In applying the notion of the Inner Ring to present-day social affiliations and communities of interest, Jacobs offers the following observations and advice:

“…once we’re part of an Inner Ring, we maintain our status in part by coming up with those post-hoc rationalizations that confirm our identity and, equally important, confirm the nastiness of those Outside…Smart people have a problem, especially (though not only) when you put them in large groups. That problem is an ability to convincingly rationalize anything.”

But he does offer some hope to those who try to do better, suggesting,

“You can know whether your social environment is healthy for thinking by its attitude toward ideas from the outgroup…If you have to respond to what everyone else is responding to in order to signal your virtue and right-mindedness, or else lose your status in your community, then you should realize that it’s not a community but rather an Inner Ring.”

And Now for Some of my Most-Admired Friends

As for the “introspection-inspiring” that I mentioned up front, I‘ll give this last example because I can relate entirely to Prof. Jacobs’s feelings.  I, like him, hold rather passionately to a set of beliefs and attitudes. Not all of those who are dear to me and whose friendship I treasure share those beliefs. In fact, we’re at opposite ends of the spectrum on some important cultural and political matters.

Of his friends, Jacobs writes,

“Over the years, I’ve had to acknowledge that some of the people whose views on education appall me are more devoted to their students than I am to mine; and that some of the people whose theological positions strike me as immensely damaging to the health of the church are nevertheless more prayerful and charitable, more Christian, than I will ever be. This is immensely disconcerting…Being around those people forces me to confront certain truths about myself that I would rather avoid; and that alone is the reason to seek every means possible to constrain the energies of animus.”

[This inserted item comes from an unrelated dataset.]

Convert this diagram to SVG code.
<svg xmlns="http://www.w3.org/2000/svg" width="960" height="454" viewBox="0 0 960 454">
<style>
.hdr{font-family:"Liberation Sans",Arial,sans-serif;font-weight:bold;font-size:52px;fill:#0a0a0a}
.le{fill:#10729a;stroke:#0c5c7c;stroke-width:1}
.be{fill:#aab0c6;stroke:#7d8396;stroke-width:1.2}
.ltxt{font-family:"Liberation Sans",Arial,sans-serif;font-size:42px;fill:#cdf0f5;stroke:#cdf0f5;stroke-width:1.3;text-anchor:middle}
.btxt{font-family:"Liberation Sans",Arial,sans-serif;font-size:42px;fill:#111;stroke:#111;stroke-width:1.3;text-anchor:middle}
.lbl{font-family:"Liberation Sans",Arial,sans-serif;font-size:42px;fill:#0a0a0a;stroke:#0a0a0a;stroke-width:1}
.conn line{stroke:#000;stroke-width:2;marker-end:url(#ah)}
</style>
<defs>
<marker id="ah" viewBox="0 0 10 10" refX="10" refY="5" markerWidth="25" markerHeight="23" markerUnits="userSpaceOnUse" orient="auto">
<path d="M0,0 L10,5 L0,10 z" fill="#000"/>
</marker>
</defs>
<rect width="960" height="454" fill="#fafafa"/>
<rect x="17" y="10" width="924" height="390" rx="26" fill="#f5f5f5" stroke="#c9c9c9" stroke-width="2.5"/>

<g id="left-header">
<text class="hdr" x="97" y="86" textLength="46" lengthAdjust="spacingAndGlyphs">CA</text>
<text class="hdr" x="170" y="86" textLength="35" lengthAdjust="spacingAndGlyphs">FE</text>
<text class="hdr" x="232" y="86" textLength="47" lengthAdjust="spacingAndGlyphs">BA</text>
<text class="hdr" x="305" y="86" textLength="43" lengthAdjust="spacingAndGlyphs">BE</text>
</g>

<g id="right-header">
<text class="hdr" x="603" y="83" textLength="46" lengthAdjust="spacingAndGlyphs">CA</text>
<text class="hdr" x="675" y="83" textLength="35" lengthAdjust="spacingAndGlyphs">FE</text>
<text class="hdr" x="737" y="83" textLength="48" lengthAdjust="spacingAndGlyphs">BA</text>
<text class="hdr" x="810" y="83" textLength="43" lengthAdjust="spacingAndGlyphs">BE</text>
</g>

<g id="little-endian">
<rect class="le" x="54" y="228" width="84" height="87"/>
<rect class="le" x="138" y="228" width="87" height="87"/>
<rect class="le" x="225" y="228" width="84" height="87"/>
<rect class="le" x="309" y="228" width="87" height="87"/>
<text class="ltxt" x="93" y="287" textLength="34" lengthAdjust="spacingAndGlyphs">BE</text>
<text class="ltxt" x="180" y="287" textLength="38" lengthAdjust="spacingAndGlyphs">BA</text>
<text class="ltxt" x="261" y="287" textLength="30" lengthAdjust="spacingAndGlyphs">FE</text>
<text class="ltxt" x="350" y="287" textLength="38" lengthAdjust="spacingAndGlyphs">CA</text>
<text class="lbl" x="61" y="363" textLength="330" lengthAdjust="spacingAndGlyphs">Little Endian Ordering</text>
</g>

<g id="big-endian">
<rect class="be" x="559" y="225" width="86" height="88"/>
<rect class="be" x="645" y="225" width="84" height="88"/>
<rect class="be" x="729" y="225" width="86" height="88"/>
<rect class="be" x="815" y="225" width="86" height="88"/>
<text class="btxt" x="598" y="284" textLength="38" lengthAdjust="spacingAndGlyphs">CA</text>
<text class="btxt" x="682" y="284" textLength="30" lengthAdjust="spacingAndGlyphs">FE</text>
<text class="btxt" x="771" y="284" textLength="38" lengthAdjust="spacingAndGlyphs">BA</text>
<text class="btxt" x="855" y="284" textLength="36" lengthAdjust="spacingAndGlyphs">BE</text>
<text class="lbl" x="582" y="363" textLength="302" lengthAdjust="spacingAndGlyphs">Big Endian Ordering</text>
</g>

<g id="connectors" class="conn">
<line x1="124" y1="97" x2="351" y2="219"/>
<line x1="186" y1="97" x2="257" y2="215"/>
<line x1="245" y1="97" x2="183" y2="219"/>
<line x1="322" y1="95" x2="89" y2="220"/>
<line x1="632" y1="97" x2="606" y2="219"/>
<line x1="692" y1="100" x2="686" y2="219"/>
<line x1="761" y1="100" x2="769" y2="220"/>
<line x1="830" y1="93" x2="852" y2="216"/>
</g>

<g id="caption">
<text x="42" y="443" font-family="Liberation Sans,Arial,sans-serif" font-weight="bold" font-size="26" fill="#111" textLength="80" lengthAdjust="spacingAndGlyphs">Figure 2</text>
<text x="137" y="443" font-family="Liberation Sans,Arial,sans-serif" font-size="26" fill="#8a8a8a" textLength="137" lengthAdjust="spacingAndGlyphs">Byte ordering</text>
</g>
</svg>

Bingo there, Alan. I’m glad you brought that up, and put it as you did. It’s nice to know that someone else feels as I do.

I can think of several people whom I respect and admire greatly, for things like their love for others, their worldly wisdom, and their just plain personal class. I wish I were more like them. But I know I’ll not be voting like them either, or trying to bring them around to my points of view. Not long ago, I was reminiscing with one of them about our many years of friendship. She remarked that it was good that we never tried to make it as a couple because we’d probably have ended up trying to kill each other.

Anyway, I liked this book. And perhaps I’m flattering myself, but I also like to think that I’m the type of person for whom the book will work. If you do decide to read it, please let me know if you think the same way.